* Items *
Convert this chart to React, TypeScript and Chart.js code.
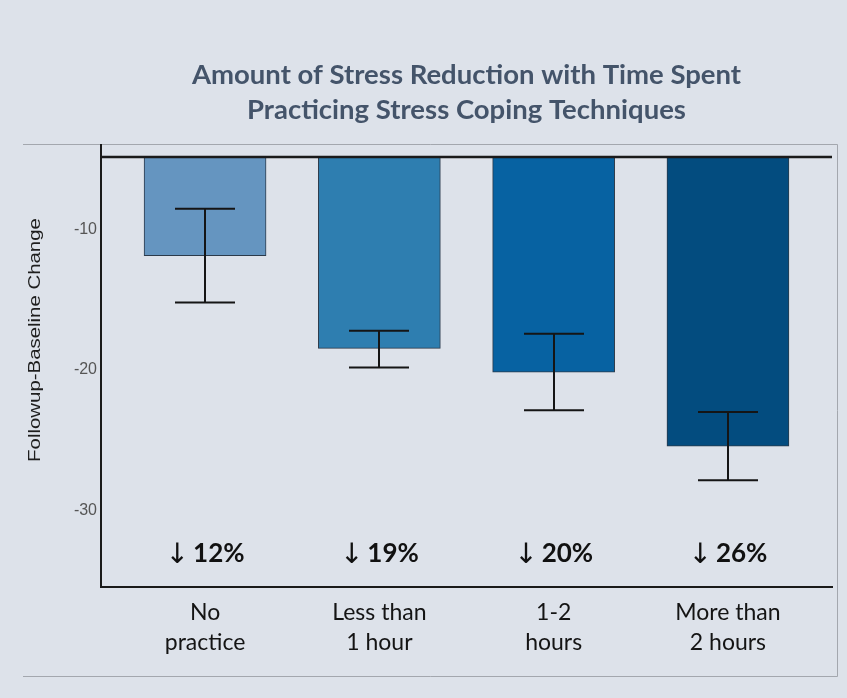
...
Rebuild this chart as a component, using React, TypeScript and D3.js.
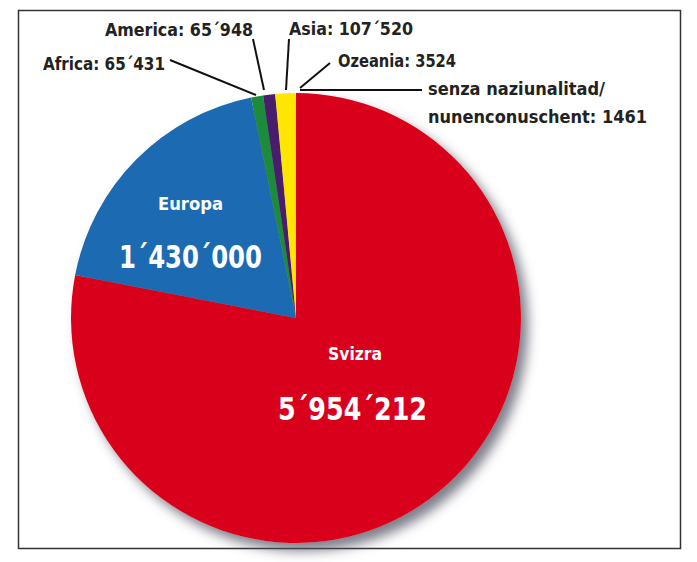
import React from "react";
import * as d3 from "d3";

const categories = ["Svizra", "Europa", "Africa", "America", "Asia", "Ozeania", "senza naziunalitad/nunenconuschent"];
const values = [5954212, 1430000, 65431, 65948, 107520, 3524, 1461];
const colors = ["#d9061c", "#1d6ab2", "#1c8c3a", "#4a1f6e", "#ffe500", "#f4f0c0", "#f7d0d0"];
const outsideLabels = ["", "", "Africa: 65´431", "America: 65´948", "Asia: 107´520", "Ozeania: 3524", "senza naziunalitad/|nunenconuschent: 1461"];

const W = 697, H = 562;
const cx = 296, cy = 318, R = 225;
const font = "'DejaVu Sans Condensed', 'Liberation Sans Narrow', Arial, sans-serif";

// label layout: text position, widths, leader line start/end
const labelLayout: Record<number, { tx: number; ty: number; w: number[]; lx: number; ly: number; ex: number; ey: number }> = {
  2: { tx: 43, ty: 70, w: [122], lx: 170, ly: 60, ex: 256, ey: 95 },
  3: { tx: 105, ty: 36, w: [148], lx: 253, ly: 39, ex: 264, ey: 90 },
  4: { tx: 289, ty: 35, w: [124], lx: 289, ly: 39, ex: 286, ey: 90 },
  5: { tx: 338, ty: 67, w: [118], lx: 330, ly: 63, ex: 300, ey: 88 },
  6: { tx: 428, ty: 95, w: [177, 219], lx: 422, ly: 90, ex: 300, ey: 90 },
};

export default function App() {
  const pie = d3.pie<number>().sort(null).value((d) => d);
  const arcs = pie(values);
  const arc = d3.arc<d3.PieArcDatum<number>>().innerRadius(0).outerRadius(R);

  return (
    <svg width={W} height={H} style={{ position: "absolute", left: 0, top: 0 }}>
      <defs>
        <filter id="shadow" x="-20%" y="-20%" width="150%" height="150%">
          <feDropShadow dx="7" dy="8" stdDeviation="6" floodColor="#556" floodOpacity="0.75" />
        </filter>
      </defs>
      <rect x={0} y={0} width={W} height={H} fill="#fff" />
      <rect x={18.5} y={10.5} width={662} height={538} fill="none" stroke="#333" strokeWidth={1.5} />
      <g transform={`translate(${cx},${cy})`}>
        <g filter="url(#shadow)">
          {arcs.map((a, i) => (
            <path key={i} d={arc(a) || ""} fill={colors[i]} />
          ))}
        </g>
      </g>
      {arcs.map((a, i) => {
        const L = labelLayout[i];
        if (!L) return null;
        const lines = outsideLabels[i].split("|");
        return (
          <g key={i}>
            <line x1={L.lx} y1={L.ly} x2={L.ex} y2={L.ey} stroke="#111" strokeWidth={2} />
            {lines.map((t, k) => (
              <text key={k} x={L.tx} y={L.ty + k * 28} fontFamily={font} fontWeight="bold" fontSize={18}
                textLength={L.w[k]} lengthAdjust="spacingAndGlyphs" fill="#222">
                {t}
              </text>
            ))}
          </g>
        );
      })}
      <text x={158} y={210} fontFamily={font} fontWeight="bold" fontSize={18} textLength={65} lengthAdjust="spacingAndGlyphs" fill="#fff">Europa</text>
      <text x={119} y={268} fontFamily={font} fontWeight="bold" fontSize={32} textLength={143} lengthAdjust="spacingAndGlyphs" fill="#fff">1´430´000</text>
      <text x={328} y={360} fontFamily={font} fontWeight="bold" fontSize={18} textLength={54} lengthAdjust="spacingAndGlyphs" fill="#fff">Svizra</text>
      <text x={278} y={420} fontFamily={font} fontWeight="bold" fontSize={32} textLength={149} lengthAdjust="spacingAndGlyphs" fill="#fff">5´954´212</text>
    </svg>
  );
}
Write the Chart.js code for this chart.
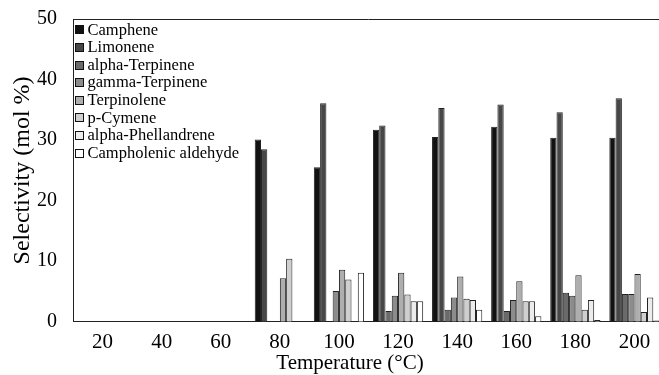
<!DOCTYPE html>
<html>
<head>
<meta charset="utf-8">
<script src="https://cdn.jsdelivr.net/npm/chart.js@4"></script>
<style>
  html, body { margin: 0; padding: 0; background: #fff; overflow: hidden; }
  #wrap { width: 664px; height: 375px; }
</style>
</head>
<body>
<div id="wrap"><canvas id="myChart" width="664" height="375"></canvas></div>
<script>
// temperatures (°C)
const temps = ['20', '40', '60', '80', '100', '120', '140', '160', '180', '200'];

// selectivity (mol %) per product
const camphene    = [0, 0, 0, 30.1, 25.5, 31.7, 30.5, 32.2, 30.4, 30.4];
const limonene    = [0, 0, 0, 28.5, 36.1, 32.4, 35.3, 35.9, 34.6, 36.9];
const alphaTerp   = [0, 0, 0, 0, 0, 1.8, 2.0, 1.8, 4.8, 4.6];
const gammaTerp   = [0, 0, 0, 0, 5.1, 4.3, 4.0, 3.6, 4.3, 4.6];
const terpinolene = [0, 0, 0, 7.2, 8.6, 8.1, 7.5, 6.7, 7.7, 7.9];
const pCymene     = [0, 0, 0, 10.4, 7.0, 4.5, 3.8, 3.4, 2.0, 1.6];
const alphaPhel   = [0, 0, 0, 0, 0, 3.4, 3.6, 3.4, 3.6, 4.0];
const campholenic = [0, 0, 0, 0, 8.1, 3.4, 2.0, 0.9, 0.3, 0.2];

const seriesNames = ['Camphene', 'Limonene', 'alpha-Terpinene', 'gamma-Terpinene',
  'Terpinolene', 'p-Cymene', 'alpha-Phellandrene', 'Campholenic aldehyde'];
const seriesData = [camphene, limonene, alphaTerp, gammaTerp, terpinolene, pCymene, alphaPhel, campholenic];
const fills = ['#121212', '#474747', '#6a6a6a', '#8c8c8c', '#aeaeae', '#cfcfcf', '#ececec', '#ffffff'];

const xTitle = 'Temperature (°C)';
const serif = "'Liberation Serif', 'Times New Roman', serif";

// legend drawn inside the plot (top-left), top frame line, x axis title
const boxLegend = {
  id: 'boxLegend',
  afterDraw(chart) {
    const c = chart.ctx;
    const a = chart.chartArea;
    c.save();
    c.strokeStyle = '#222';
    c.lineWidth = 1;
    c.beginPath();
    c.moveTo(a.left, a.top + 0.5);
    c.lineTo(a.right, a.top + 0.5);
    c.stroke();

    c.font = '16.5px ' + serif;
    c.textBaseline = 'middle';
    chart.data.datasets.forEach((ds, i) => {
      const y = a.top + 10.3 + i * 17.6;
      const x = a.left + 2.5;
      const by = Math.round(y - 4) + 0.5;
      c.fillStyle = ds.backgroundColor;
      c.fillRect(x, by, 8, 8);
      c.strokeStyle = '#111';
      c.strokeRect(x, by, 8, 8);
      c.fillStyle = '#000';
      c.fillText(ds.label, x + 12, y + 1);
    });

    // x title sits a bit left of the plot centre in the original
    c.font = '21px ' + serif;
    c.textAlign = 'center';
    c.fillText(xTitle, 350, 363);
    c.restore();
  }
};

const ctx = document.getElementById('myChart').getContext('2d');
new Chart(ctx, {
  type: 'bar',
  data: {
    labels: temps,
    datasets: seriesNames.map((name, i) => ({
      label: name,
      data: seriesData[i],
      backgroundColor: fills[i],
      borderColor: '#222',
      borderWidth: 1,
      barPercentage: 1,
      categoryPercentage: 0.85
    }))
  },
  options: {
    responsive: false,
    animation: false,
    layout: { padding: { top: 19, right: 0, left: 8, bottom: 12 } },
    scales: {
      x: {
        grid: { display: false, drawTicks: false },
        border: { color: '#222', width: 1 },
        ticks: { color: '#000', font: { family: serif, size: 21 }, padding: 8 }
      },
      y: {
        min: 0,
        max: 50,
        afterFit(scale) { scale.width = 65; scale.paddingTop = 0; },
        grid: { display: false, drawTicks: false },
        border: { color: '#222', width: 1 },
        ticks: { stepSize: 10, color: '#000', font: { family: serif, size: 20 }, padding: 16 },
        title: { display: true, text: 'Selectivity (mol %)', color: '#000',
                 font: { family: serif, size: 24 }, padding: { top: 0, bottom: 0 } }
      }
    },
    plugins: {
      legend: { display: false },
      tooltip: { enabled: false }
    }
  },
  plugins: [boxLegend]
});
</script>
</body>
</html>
---
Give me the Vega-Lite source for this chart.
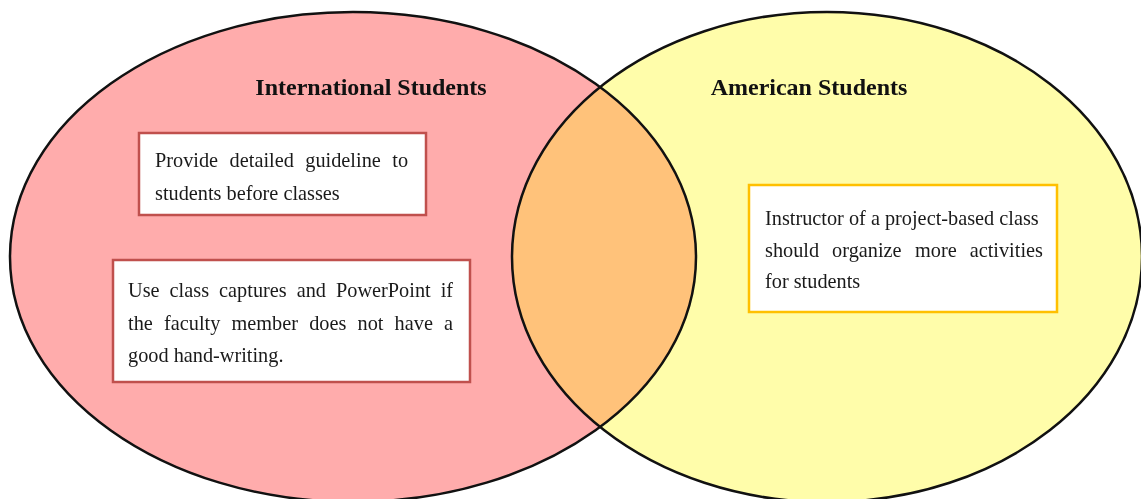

* Exercise task *
Among the entries above, locate the line with "Write the Chart.js code for this chart." and the line with "0.9, 0.3, 0.2];". Give those two lines and all lines between them again, exactly, leaving out the pictures.

* Task answer *
Write the Chart.js code for this chart.
<!DOCTYPE html>
<html>
<head>
<meta charset="utf-8">
<script src="https://cdn.jsdelivr.net/npm/chart.js@4"></script>
<style>
  html, body { margin: 0; padding: 0; background: #fff; overflow: hidden; }
  #wrap { width: 664px; height: 375px; }
</style>
</head>
<body>
<div id="wrap"><canvas id="myChart" width="664" height="375"></canvas></div>
<script>
// temperatures (°C)
const temps = ['20', '40', '60', '80', '100', '120', '140', '160', '180', '200'];

// selectivity (mol %) per product
const camphene    = [0, 0, 0, 30.1, 25.5, 31.7, 30.5, 32.2, 30.4, 30.4];
const limonene    = [0, 0, 0, 28.5, 36.1, 32.4, 35.3, 35.9, 34.6, 36.9];
const alphaTerp   = [0, 0, 0, 0, 0, 1.8, 2.0, 1.8, 4.8, 4.6];
const gammaTerp   = [0, 0, 0, 0, 5.1, 4.3, 4.0, 3.6, 4.3, 4.6];
const terpinolene = [0, 0, 0, 7.2, 8.6, 8.1, 7.5, 6.7, 7.7, 7.9];
const pCymene     = [0, 0, 0, 10.4, 7.0, 4.5, 3.8, 3.4, 2.0, 1.6];
const alphaPhel   = [0, 0, 0, 0, 0, 3.4, 3.6, 3.4, 3.6, 4.0];
const campholenic = [0, 0, 0, 0, 8.1, 3.4, 2.0, 0.9, 0.3, 0.2];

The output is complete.